Onların arasından, satanistler, aşırı akımlar, komünistler, faşistler çıkmazdı.
Onların arasından, yardım toplama derneklerine topladıkları paralarla zengin olanlar, o paraları iç edenler çıkmazdı.
Onların arasından, sekreterleriyle aşna fişne olanlar, çok eşli olanlar çıkmazdı.
Onların arasından, sünnet veya evlilik cemiyetinde yakasına takılan paralarla Karun gibi olanlar çıkmazdı, kayıp trilyon dâvâları açılmazdı onlarla ilgili.
Onların arasından, isimlerini çoraplarına yazdıracak kadar egosu olan ve dünyâlık ihtirâsına kapılmış olanlar çıkmazdı.
Onların arasından, terörist çıkmazdı, domuz bağıyla insan öldürenler, insanları öldürürken videoya kaydedenler çıkmazdı.
Onların arasından, çürük raporu alıp askerlik vazifesinden geri duran bir tek vatan evlâdı çıkmazdı
Onların arasından, hep yalnızca âlimler, fâzıllar, gönül insanları, sevgi pıtırcıkları, dünya çapında ressamlar, besteciler, mimarlar, mühendisler, hukukçular çıkardı.
Kimisi Cumhurbaşkanı oldu, kimisi Başbakan oldu, kimisi Meclis Başkanı oldu, kimisi Diyânet İşleri Başkanı oldu, oldu da oldu...
Onların arasından, yalnızca dürüst insanlar çıktı, yalnızca harama uçkur çözmeyenler çıktı, yalnızca harama el sürmeyenler çıktı, yalnızca devlet malına tamah etmeyenler çıktı, bırakınız haramı mekruhtan bile köşe bucak kaçanlar çıktı yalnızca.
Onların arasından, yalnızca bu ülkenin kardeşliğine hizmet edenler çıktı. ‘Açılım’ adı altındaki bölünme yolunun taşlarını cehennem yolu gibi asla döşemediler.
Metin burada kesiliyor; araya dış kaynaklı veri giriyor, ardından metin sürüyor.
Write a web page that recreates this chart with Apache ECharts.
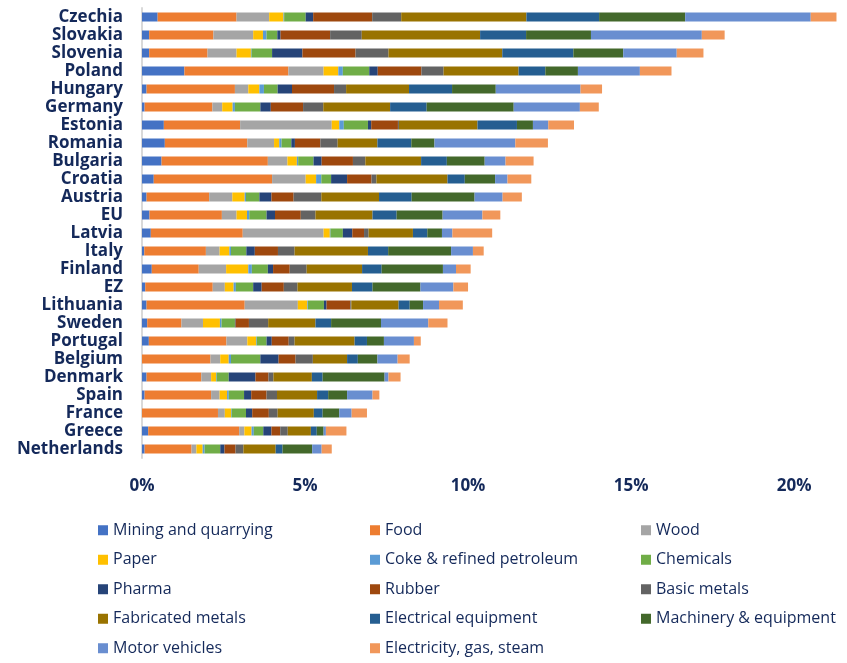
<!DOCTYPE html>
<html><head><meta charset="utf-8">
<script src="https://cdn.jsdelivr.net/npm/echarts@6/dist/echarts.min.js"></script>
<style>html,body{margin:0;padding:0;background:#fff}#c{width:847px;height:663px}</style>
</head><body><div id="c"></div>
<script>
const countries = ["Czechia","Slovakia","Slovenia","Poland","Hungary","Germany","Estonia","Romania","Bulgaria","Croatia","Austria","EU","Latvia","Italy","Finland","EZ","Lithuania","Sweden","Portugal","Belgium","Denmark","Spain","France","Greece","Netherlands"];
const xTicks = [0,5,10,15,20];
const mining = [0.48,0.22,0.22,1.30,0.14,0.08,0.67,0.70,0.60,0.36,0.14,0.23,0.27,0.07,0.30,0.10,0.14,0.16,0.21,0,0.14,0.08,0,0.19,0.08];
const food = [2.42,1.97,1.79,3.19,2.71,2.08,2.34,2.53,3.26,3.63,1.92,2.22,2.82,1.89,1.44,2.07,3.01,1.05,2.38,2.10,1.68,2.04,2.33,2.79,1.44];
const wood = [1.00,1.22,0.89,1.08,0.41,0.30,2.81,0.82,0.60,1.03,0.71,0.45,2.48,0.42,0.84,0.37,1.63,0.66,0.64,0.30,0.30,0.26,0.21,0.16,0.15];
const paper = [0.44,0.30,0.44,0.45,0.34,0.32,0.23,0.16,0.29,0.32,0.38,0.32,0.19,0.30,0.68,0.27,0.29,0.52,0.27,0.26,0.15,0.23,0.19,0.22,0.19];
const coke = [0.02,0.11,0.02,0.14,0.14,0.07,0.14,0.07,0.04,0.16,0.04,0.07,0.02,0.05,0.11,0.07,0.02,0.05,0.02,0.07,0.02,0.05,0.02,0.07,0.06];
const chemicals = [0.66,0.33,0.63,0.81,0.42,0.78,0.74,0.30,0.47,0.30,0.41,0.53,0.38,0.47,0.49,0.53,0.49,0.41,0.30,0.90,0.37,0.47,0.44,0.29,0.48];
const pharma = [0.23,0.10,0.93,0.26,0.44,0.32,0.10,0.11,0.25,0.49,0.37,0.26,0.29,0.26,0.16,0.26,0.08,0.02,0.16,0.56,0.82,0.22,0.19,0.25,0.13];
const rubber = [1.81,1.52,1.63,1.34,1.29,0.99,0.82,0.78,0.96,0.75,0.68,0.79,0.36,0.71,0.51,0.68,0.73,0.41,0.52,0.52,0.40,0.47,0.51,0.27,0.34];
const basicMetals = [0.89,0.97,1.01,0.68,0.37,0.62,0.03,0.53,0.38,0.15,0.85,0.45,0.14,0.51,0.52,0.42,0.03,0.59,0.18,0.53,0.15,0.32,0.27,0.23,0.24];
const fabricated = [3.84,3.63,3.49,2.30,1.93,2.05,2.41,1.22,1.71,2.18,1.77,1.75,1.36,2.25,1.70,1.67,1.45,1.45,1.84,1.05,1.18,1.23,1.11,0.71,0.99];
const electrical = [2.23,1.41,2.18,0.82,1.32,1.12,1.21,1.04,0.79,0.53,1.00,0.74,0.44,0.62,0.60,0.63,0.34,0.48,0.38,0.33,0.33,0.34,0.27,0.18,0.21];
const machinery = [2.64,1.99,1.53,1.00,1.34,2.67,0.49,0.71,1.16,0.93,1.93,1.41,0.45,1.93,1.88,1.47,0.41,1.53,0.52,0.60,1.90,0.58,0.51,0.21,0.91];
const motor = [3.85,3.40,1.64,1.90,2.60,2.03,0.47,2.48,0.64,0.38,0.86,1.22,0.32,0.67,0.40,1.01,0.49,1.45,0.92,0.62,0.12,0.78,0.38,0.07,0.29];
const electricity = [0.79,0.70,0.82,0.97,0.66,0.58,0.79,1.00,0.86,0.73,0.59,0.55,1.22,0.33,0.45,0.45,0.73,0.59,0.21,0.37,0.37,0.21,0.47,0.63,0.31];

const seriesNames = ["Mining and quarrying","Food","Wood","Paper","Coke & refined petroleum","Chemicals","Pharma","Rubber","Basic metals","Fabricated metals","Electrical equipment","Machinery & equipment","Motor vehicles","Electricity, gas, steam"];
const seriesData = [mining,food,wood,paper,coke,chemicals,pharma,rubber,basicMetals,fabricated,electrical,machinery,motor,electricity];
const colors = ["#4472C4","#ED7D31","#A5A5A5","#FFC000","#5B9BD5","#70AD47","#264478","#9E480E","#636363","#997300","#255E91","#43682B","#698ED0","#F1975A"];

const navy = "#14295A";
const font = "Open Sans";
const chart = echarts.init(document.getElementById('c'), null, {renderer:'canvas'});
const legendBase = {orient:'vertical', top:522, padding:0, height:150, itemWidth:10, itemHeight:10, itemGap:13, icon:'rect',
  textStyle:{color:navy, fontSize:16, fontFamily:font, lineHeight:16.5}};
chart.setOption({
  animation:false,
  color: colors,
  grid:{left:142, top:8, width:701, height:450, containLabel:false},
  xAxis:{type:'value', min:0, max:21.5, interval:5,
    axisLine:{show:false}, axisTick:{show:false}, splitLine:{show:false},
    axisLabel:{margin:20, color:navy, fontSize:17, fontWeight:'bold', fontFamily:font,
      showMaxLabel:false,
      formatter: v => xTicks.includes(v) ? v + '%' : ''}},
  yAxis:{type:'category', data:countries, inverse:true,
    axisLine:{show:true, lineStyle:{color:'#d9d9d9', width:2}}, axisTick:{show:false},
    axisLabel:{interval:0, margin:19, color:navy, fontSize:17, fontWeight:'bold', fontFamily:font}},
  legend:[
    Object.assign({}, legendBase, {left:98, data:[seriesNames[0],seriesNames[3],seriesNames[6],seriesNames[9],seriesNames[12]]}),
    Object.assign({}, legendBase, {left:370, data:[seriesNames[1],seriesNames[4],seriesNames[7],seriesNames[10],seriesNames[13]]}),
    Object.assign({}, legendBase, {left:641, data:[seriesNames[2],seriesNames[5],seriesNames[8],seriesNames[11]]})
  ],
  series: seriesNames.map((n,i)=>({name:n, type:'bar', stack:'total', data:seriesData[i], barWidth:9,
    itemStyle:{color:colors[i]}}))
});
</script></body></html>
Ülkeyi kana bulayan, çoluk çocuk demeden katleden teröristlerle hiç pazarlık yapmadılar. Eli kanlı teröristlerin başıyla hiç görüşmediler, öyle vatanseverlerdi ki onlar, terörist başıyla görüşmeleri hep ‘devlet’e yaptırdılar.
Onlar İmam Hatipliydiler, on yılın azizleriydi onlar.
Ve onların flamacısı cumhurbaşkanı oldu...
İmam Hatipli olmadığım için, bütün bu fâziletlerden ve ayrıcalıklardan bunca yıldır mahrum olduğum için ne kadar mustaribim tahmin edemezsiniz, “Ahir ömre bir İmam Hatip Lisesi mezuniyeti sığdırabilir miyim acaba?” diye düşünmüyor değilim doğrusu!.. Öyle ya, İmam Hatip Liseleri bir katarsis fânusu, içine giriyorsunuz ve temizleniyorsunuz, çıktığınızda da asla kirlenmiyorsunuz.